One of the earliest forms of sports poetry was the epenicion. It was a Greek lyrical ode honoring a victor of the Hellenic games. The word comes from a Greek adjective meaning “for a victory”. The earliest known example of the form was written by Simonides of Ceos in 520 BC for the winner of a boxing match. Traditionally, an epenicion was sung to the victor by a choir accompanied by lutes. The epenicion became such a big part of the games that athletes began commissioning poets to write them.

While sports poetry can have many subjects and tones, they all seem to share the spirit of conquering something. It can be a fish, an animal or a worthy opponent. All sports involve the tension of overcoming something, which gives them drama, tension and excitement.

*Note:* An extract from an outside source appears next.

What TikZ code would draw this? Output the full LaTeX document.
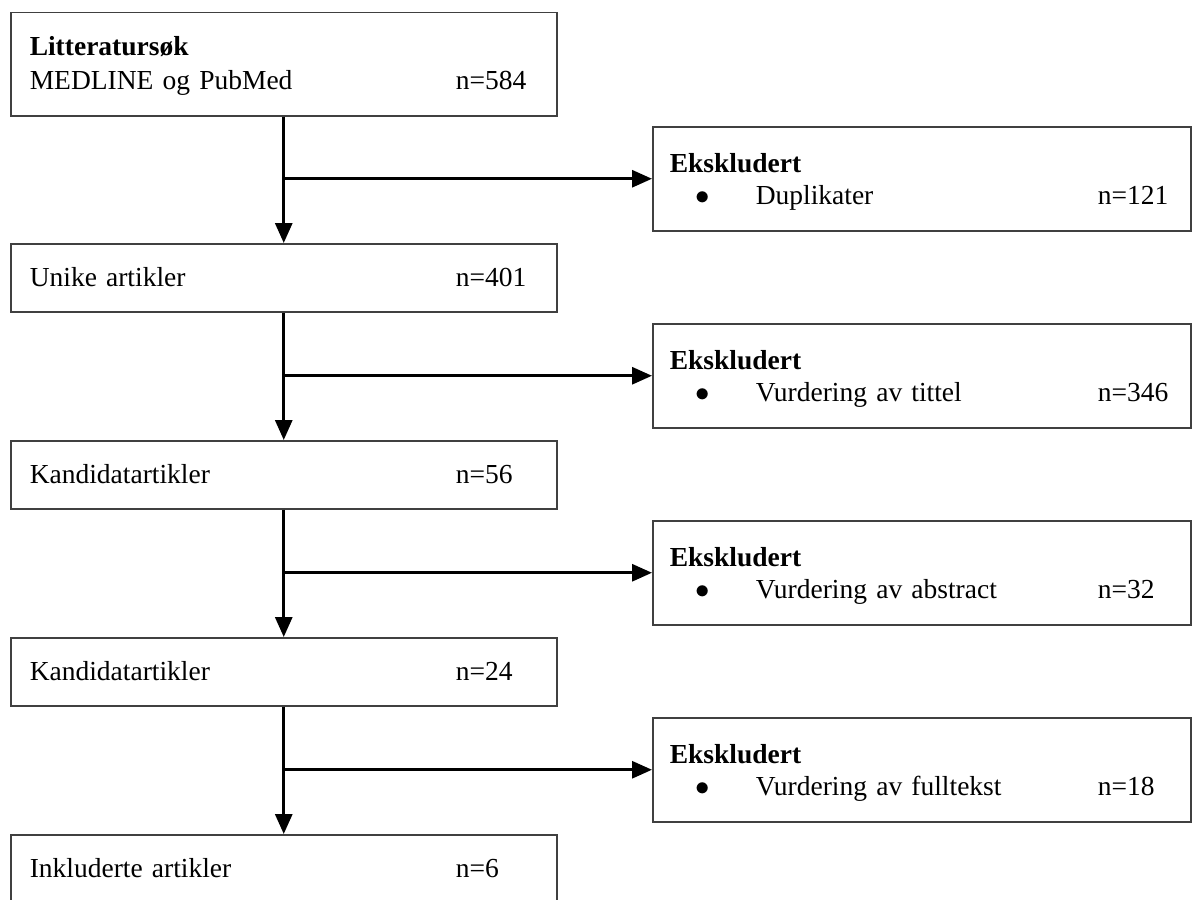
\documentclass[tikz,border=0pt]{standalone}
\usepackage{fontspec}
\setmainfont{Liberation Serif}
\usetikzlibrary{arrows.meta}

\newcommand{\nrow}[2]{\makebox[213pt][l]{#1}#2}
\newcommand{\bulletrow}[2]{\makebox[43pt][l]{\hspace{13pt}$\bullet$}\makebox[171pt][l]{#1}#2}

\begin{document}
\begin{tikzpicture}[x=0.5pt, y=-0.5pt,
    leftbox/.style={draw=black!75, line width=0.75pt, anchor=north west,
        font=\fontsize{13.75}{17}\selectfont, text width=254pt,
        inner xsep=9.5pt, inner ysep=0pt, align=left,
        text height=10pt, text depth=1pt, minimum height=34pt},
    rightbox/.style={draw=black!75, line width=0.75pt, anchor=north west,
        font=\fontsize{13.75}{16}\selectfont, text width=252pt,
        inner xsep=8.5pt, inner ysep=0pt, align=left,
        text height=10pt, text depth=16pt, minimum height=52pt},
    flow/.style={-{Triangle[length=10pt, width=8.5pt]}, line width=1.5pt}]
    \useasboundingbox (0,0) rectangle (1192,899);

    % main column
    \node[leftbox, minimum height=51.5pt, text depth=18.5pt] (lit) at (10,12)
        {\textbf{Litteratursøk}\\\nrow{MEDLINE og PubMed}{n=584}};
    \node[leftbox] (unike) at (10,243) {\nrow{Unike artikler}{n=401}};
    \node[leftbox] (kand1) at (10,440) {\nrow{Kandidatartikler}{n=56}};
    \node[leftbox] (kand2) at (10,637) {\nrow{Kandidatartikler}{n=24}};
    \node[leftbox] (inkl) at (10,834) {\nrow{Inkluderte artikler}{n=6}};

    % excluded
    \node[rightbox] (eks1) at (652,126)
        {\textbf{Ekskludert}\\\bulletrow{Duplikater}{n=121}};
    \node[rightbox] (eks2) at (652,323)
        {\textbf{Ekskludert}\\\bulletrow{Vurdering av tittel}{n=346}};
    \node[rightbox] (eks3) at (652,520)
        {\textbf{Ekskludert}\\\bulletrow{Vurdering av abstract}{n=32}};
    \node[rightbox] (eks4) at (652,717)
        {\textbf{Ekskludert}\\\bulletrow{Vurdering av fulltekst}{n=18}};

    \draw[flow] (lit.south) -- (unike.north);
    \draw[flow] (unike.south) -- (kand1.north);
    \draw[flow] (kand1.south) -- (kand2.north);
    \draw[flow] (kand2.south) -- (inkl.north);

    \draw[flow] (lit.south |- eks1.west) -- (eks1.west);
    \draw[flow] (unike.south |- eks2.west) -- (eks2.west);
    \draw[flow] (kand1.south |- eks3.west) -- (eks3.west);
    \draw[flow] (kand2.south |- eks4.west) -- (eks4.west);
\end{tikzpicture}
\end{document}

In the United States, baseball is considered the “national pastime,” with the sport’s popularity unquestioned. The game has inspired a large body of poetry. American poet Marianne Moore’s “Baseball and Writing” is about why both endeavors are exciting. Her poem contains the lines “Fanaticism? No. Writing is exciting/and baseball is like writing.”

A poem considered one of the classic works of American sports poetry is about baseball. Written by Ernest Lawrence Thayer, “Casey at the Bat” is said to capture the drama, humor and sometimes disappointment of the game. When a confident and determined Casey comes down to the plate, it’s his team’s last hope for a win. The poem ends with “And somewhere the men laugh, and somewhere the children cry/But there’s no joy in Mudville – mighty Casey has struck.”

The expansion of baseball into Asian countries has spawned a new form of sports poetry, the baseball haiku. Haiku is a form of Japanese lyrical verse. It consists of three lines of five, seven and five syllables. Traditionally used to write about nature, haiku has been adapted to baseball by both Japanese and American poets. The Japanese poet Yatsuya Ryu writes of his devotion to the game that “until I am lifted up to heaven/I will go to fields of green/wearing my glove”.